Problem description: Copy the data exactly from the line that contains "Emit a component" through the line that contains "20, 25, 30];", keeping both end lines and leaving out everything else.

Material:
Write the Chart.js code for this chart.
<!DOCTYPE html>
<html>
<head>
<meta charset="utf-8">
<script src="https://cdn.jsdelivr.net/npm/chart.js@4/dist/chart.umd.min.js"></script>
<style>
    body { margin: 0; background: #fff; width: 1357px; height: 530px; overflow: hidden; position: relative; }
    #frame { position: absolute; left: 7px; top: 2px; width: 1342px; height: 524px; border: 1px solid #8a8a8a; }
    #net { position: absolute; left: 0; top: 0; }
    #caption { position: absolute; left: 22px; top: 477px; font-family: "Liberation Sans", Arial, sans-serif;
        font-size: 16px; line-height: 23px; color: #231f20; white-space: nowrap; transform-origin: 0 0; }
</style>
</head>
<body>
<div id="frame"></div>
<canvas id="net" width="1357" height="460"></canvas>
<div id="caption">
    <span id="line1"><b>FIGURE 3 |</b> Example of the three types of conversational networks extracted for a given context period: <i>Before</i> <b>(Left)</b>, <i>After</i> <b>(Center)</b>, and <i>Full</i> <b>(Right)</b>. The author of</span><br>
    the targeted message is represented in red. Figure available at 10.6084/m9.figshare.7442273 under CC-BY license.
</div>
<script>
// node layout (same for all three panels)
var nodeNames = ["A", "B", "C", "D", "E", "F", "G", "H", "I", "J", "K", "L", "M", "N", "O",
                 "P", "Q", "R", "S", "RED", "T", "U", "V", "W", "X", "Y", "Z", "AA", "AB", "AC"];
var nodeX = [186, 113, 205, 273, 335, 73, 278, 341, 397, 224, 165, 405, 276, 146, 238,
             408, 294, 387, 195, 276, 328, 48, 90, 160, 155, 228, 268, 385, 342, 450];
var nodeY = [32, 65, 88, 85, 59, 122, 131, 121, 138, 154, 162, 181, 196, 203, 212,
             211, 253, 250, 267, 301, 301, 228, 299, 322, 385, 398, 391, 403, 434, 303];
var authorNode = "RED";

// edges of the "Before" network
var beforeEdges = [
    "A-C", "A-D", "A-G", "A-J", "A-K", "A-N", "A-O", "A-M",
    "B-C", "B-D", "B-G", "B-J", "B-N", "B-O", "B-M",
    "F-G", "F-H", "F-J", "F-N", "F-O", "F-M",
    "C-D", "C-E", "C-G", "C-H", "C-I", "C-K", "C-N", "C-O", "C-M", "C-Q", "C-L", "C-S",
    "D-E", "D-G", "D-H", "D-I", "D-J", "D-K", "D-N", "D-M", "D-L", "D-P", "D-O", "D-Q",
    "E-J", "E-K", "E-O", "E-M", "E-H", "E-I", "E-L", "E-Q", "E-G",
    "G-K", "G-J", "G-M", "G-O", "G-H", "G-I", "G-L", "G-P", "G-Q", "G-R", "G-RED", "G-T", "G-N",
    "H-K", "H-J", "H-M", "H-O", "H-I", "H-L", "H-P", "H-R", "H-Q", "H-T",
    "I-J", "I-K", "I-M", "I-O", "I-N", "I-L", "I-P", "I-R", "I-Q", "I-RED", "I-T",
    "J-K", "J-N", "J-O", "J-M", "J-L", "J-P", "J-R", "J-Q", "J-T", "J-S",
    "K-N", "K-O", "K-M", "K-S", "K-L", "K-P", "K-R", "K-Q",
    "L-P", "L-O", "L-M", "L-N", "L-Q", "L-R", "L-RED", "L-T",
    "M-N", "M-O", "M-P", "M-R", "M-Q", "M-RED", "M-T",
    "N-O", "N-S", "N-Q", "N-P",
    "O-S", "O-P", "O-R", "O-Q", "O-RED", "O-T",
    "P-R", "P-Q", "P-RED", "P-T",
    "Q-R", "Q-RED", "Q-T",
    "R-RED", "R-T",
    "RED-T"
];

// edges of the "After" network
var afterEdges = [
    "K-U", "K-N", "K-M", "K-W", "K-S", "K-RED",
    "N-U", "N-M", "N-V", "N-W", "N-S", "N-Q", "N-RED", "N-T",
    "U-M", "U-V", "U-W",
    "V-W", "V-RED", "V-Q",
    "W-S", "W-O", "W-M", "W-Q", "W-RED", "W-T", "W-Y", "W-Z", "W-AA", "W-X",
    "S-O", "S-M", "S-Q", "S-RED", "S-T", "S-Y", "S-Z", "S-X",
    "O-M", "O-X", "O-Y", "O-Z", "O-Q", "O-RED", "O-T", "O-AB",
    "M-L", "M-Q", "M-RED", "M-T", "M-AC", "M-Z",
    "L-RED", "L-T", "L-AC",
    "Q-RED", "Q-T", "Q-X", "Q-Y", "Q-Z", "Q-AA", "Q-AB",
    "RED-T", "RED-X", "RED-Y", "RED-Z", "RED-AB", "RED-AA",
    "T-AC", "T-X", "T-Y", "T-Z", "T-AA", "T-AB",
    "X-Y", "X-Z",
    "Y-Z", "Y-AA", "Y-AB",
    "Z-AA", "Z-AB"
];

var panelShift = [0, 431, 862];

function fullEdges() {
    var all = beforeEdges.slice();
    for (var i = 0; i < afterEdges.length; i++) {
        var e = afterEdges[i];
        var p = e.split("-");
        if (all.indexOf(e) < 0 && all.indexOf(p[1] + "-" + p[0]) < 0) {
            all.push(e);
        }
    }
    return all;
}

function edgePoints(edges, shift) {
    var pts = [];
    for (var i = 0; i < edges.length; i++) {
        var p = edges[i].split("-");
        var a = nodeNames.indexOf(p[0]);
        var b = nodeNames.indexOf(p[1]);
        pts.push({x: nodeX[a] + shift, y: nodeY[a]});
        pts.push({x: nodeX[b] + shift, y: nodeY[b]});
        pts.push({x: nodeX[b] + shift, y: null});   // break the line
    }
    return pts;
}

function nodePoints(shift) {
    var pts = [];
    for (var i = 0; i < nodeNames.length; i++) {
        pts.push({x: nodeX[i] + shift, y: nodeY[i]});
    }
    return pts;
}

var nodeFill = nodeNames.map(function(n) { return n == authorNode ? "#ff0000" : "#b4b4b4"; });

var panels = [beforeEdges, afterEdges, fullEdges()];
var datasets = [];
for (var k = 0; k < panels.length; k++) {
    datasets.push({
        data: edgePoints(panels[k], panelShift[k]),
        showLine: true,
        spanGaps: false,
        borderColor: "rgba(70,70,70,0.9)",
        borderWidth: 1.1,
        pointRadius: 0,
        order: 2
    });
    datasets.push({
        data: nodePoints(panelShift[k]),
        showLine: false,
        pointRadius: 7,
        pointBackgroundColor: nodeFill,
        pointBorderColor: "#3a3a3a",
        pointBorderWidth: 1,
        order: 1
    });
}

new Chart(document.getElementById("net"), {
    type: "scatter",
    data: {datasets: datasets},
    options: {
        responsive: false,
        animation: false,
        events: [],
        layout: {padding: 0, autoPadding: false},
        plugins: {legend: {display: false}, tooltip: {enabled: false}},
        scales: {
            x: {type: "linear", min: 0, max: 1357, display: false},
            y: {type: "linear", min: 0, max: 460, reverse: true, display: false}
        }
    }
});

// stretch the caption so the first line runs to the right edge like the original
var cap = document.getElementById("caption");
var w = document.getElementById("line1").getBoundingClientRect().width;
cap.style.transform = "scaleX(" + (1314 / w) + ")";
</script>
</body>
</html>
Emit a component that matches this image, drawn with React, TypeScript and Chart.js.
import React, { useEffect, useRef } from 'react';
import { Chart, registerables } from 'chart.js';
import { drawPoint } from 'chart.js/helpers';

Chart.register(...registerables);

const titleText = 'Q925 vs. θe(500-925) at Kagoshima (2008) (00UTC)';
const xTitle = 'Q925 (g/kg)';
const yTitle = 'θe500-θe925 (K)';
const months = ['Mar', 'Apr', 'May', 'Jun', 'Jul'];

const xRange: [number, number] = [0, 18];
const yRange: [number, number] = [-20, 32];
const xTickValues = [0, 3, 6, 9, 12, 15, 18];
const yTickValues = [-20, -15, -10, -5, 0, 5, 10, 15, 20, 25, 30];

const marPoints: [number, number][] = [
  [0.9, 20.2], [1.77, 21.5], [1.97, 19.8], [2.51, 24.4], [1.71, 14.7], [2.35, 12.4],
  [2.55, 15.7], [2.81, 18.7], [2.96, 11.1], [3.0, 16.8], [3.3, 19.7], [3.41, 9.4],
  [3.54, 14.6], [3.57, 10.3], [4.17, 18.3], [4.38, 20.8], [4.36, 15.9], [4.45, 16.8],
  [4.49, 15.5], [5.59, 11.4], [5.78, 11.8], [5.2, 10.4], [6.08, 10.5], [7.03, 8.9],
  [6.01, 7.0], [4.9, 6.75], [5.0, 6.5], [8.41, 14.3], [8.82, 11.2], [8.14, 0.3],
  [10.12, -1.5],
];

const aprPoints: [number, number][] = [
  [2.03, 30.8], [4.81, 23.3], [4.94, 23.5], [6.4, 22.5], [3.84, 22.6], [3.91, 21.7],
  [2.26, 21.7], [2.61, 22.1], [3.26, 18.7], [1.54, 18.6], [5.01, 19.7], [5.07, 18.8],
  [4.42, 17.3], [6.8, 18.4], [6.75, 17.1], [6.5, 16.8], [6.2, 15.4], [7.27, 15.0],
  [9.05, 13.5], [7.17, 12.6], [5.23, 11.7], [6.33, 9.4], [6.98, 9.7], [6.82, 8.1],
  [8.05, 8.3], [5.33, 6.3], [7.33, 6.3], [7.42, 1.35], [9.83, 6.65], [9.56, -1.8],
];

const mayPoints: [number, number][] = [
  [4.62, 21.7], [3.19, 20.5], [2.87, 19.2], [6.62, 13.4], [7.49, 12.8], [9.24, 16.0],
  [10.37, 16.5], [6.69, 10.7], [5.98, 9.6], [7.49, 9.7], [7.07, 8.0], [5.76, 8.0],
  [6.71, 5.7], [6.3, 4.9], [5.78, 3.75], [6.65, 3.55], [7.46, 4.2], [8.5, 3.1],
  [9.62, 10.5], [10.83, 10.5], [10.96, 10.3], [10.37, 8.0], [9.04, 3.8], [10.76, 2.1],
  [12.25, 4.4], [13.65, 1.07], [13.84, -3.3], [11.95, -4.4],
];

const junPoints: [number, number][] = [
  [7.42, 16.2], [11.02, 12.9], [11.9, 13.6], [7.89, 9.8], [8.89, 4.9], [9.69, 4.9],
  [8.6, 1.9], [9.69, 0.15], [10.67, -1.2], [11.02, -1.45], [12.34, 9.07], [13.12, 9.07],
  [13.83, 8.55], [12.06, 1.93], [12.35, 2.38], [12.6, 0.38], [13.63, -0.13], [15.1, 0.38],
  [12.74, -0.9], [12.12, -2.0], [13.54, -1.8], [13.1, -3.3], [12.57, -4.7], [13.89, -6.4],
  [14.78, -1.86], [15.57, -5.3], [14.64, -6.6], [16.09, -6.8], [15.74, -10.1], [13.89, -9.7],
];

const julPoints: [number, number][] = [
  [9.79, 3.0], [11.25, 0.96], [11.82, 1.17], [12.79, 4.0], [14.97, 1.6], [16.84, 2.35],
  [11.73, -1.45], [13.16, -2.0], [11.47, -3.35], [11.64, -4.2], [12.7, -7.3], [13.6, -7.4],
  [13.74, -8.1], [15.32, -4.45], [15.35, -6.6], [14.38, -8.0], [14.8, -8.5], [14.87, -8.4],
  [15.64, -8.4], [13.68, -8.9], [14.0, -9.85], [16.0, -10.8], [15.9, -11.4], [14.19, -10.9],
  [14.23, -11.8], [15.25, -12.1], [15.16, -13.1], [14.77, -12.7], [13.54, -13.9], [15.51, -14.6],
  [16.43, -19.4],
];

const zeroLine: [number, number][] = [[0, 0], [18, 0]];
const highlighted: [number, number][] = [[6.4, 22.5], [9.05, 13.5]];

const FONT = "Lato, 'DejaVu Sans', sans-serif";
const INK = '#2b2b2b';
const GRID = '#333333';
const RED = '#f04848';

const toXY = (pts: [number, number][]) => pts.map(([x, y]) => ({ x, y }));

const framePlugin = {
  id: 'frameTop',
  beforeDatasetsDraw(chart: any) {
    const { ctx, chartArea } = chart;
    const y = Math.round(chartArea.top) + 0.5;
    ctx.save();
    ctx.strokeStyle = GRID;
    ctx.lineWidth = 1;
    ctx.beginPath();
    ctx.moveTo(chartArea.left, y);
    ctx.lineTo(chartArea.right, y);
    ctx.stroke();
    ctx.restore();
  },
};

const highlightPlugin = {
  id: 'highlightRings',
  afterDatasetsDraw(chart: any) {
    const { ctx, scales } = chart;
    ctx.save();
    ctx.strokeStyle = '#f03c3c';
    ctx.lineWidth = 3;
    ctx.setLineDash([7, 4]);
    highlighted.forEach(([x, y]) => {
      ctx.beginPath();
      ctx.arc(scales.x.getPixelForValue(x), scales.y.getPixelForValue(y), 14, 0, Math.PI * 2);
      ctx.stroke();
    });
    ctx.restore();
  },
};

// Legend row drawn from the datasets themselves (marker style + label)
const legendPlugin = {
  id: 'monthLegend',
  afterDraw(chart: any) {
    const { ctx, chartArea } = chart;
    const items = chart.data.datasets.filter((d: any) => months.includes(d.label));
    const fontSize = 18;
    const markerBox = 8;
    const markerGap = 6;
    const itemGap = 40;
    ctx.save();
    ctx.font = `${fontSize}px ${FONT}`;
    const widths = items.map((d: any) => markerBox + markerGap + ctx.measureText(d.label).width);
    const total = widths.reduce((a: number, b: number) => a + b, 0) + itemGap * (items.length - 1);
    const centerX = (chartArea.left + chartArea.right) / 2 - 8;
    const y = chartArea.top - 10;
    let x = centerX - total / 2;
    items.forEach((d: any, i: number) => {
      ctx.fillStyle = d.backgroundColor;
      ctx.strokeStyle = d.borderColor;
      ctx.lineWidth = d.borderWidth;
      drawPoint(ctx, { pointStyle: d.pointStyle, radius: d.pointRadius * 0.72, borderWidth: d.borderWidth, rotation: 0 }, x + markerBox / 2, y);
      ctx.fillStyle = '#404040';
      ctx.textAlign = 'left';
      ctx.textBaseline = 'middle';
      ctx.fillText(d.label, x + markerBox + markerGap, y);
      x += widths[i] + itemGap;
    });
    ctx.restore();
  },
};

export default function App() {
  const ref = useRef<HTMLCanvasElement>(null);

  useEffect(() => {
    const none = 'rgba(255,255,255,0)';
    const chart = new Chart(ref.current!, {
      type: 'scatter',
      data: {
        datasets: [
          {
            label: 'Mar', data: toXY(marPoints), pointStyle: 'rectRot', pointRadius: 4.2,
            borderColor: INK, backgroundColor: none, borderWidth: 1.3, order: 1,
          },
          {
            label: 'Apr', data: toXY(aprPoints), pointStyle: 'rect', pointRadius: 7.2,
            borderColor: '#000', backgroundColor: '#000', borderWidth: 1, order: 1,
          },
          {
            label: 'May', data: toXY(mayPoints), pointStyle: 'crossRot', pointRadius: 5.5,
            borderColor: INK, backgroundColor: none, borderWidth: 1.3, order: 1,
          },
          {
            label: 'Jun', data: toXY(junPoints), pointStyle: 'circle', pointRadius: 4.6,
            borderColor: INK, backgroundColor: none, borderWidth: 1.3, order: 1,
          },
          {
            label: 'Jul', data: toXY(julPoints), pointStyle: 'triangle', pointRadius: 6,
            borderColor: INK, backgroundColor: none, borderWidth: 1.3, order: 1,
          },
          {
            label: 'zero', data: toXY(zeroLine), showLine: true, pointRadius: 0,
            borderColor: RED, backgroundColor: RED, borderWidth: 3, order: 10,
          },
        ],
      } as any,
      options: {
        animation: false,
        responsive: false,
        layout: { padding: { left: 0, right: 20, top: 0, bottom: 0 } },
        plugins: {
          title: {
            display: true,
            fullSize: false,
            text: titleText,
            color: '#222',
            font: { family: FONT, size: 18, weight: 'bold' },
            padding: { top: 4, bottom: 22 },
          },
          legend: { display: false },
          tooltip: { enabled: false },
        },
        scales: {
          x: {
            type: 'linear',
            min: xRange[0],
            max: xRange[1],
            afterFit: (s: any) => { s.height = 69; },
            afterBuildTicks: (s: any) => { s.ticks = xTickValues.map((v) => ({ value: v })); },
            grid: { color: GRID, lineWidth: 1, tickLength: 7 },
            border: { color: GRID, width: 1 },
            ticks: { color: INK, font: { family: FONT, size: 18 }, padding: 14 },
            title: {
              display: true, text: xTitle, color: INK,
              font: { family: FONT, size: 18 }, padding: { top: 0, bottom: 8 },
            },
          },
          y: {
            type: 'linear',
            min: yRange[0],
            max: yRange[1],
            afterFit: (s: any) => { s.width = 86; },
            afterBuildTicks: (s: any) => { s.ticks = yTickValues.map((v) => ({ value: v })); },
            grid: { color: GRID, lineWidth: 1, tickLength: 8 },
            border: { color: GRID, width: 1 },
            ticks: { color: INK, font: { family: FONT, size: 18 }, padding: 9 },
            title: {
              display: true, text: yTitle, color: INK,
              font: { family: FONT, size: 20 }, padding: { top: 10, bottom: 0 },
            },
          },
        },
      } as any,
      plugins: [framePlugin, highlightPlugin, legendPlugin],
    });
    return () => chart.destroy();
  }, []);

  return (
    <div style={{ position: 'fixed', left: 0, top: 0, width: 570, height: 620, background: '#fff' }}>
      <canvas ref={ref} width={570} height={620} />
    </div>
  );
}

Exercise response:
Emit a component that matches this image, drawn with React, TypeScript and Chart.js.
import React, { useEffect, useRef } from 'react';
import { Chart, registerables } from 'chart.js';
import { drawPoint } from 'chart.js/helpers';

Chart.register(...registerables);

const titleText = 'Q925 vs. θe(500-925) at Kagoshima (2008) (00UTC)';
const xTitle = 'Q925 (g/kg)';
const yTitle = 'θe500-θe925 (K)';
const months = ['Mar', 'Apr', 'May', 'Jun', 'Jul'];

const xRange: [number, number] = [0, 18];
const yRange: [number, number] = [-20, 32];
const xTickValues = [0, 3, 6, 9, 12, 15, 18];
const yTickValues = [-20, -15, -10, -5, 0, 5, 10, 15, 20, 25, 30];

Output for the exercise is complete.